#### Data
▬▬▬▬▬▬

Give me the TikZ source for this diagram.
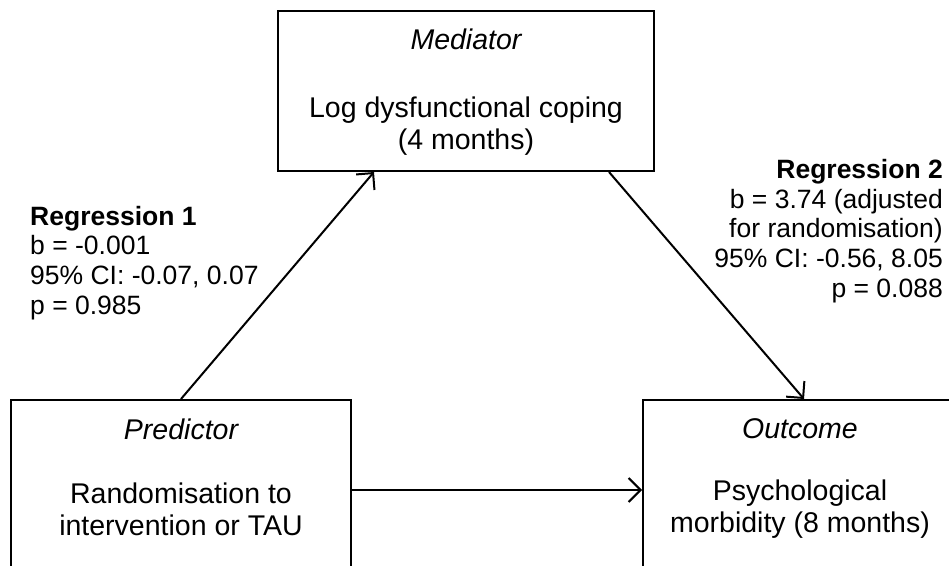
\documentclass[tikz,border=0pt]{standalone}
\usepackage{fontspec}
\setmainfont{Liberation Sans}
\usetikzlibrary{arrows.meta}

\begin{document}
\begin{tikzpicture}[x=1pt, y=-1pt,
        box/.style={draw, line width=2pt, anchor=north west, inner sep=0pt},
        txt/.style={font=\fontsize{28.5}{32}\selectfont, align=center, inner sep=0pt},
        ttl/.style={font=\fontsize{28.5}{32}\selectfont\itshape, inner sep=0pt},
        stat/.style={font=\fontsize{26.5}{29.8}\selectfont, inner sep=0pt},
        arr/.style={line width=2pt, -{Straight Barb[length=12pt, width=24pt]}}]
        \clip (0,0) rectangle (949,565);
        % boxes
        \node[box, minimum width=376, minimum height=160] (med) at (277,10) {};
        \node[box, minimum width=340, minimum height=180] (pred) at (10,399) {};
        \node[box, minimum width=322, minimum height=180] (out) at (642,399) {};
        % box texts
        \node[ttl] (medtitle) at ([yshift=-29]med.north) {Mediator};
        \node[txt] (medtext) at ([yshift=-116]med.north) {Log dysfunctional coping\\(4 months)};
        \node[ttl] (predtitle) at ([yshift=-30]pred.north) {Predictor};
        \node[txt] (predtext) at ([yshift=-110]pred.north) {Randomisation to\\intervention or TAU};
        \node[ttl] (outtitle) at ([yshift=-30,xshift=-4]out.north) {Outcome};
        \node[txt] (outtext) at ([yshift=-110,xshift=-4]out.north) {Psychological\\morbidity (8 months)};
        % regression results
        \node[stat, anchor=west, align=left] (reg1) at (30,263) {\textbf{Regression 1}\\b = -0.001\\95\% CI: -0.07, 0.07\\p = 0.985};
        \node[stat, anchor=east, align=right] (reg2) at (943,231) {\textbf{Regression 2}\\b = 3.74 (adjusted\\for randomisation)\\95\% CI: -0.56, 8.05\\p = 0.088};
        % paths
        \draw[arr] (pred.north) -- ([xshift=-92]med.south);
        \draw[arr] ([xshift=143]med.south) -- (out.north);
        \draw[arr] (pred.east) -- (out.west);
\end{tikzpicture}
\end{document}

▬▬▬▬▬▬

Output each line exactly; omit every picture.

#### Full solution
Give me the TikZ source for this diagram.
\documentclass[tikz,border=0pt]{standalone}
\usepackage{fontspec}
\setmainfont{Liberation Sans}
\usetikzlibrary{arrows.meta}

\begin{document}
\begin{tikzpicture}[x=1pt, y=-1pt,
        box/.style={draw, line width=2pt, anchor=north west, inner sep=0pt},
        txt/.style={font=\fontsize{28.5}{32}\selectfont, align=center, inner sep=0pt},
        ttl/.style={font=\fontsize{28.5}{32}\selectfont\itshape, inner sep=0pt},
        stat/.style={font=\fontsize{26.5}{29.8}\selectfont, inner sep=0pt},
        arr/.style={line width=2pt, -{Straight Barb[length=12pt, width=24pt]}}]
        \clip (0,0) rectangle (949,565);
        % boxes
        \node[box, minimum width=376, minimum height=160] (med) at (277,10) {};
        \node[box, minimum width=340, minimum height=180] (pred) at (10,399) {};
        \node[box, minimum width=322, minimum height=180] (out) at (642,399) {};
        % box texts
        \node[ttl] (medtitle) at ([yshift=-29]med.north) {Mediator};
        \node[txt] (medtext) at ([yshift=-116]med.north) {Log dysfunctional coping\\(4 months)};
        \node[ttl] (predtitle) at ([yshift=-30]pred.north) {Predictor};
        \node[txt] (predtext) at ([yshift=-110]pred.north) {Randomisation to\\intervention or TAU};
        \node[ttl] (outtitle) at ([yshift=-30,xshift=-4]out.north) {Outcome};
        \node[txt] (outtext) at ([yshift=-110,xshift=-4]out.north) {Psychological\\morbidity (8 months)};
        % regression results
        \node[stat, anchor=west, align=left] (reg1) at (30,263) {\textbf{Regression 1}\\b = -0.001\\95\% CI: -0.07, 0.07\\p = 0.985};
        \node[stat, anchor=east, align=right] (reg2) at (943,231) {\textbf{Regression 2}\\b = 3.74 (adjusted\\for randomisation)\\95\% CI: -0.56, 8.05\\p = 0.088};
        % paths
        \draw[arr] (pred.north) -- ([xshift=-92]med.south);
        \draw[arr] ([xshift=143]med.south) -- (out.north);
        \draw[arr] (pred.east) -- (out.west);
\end{tikzpicture}
\end{document}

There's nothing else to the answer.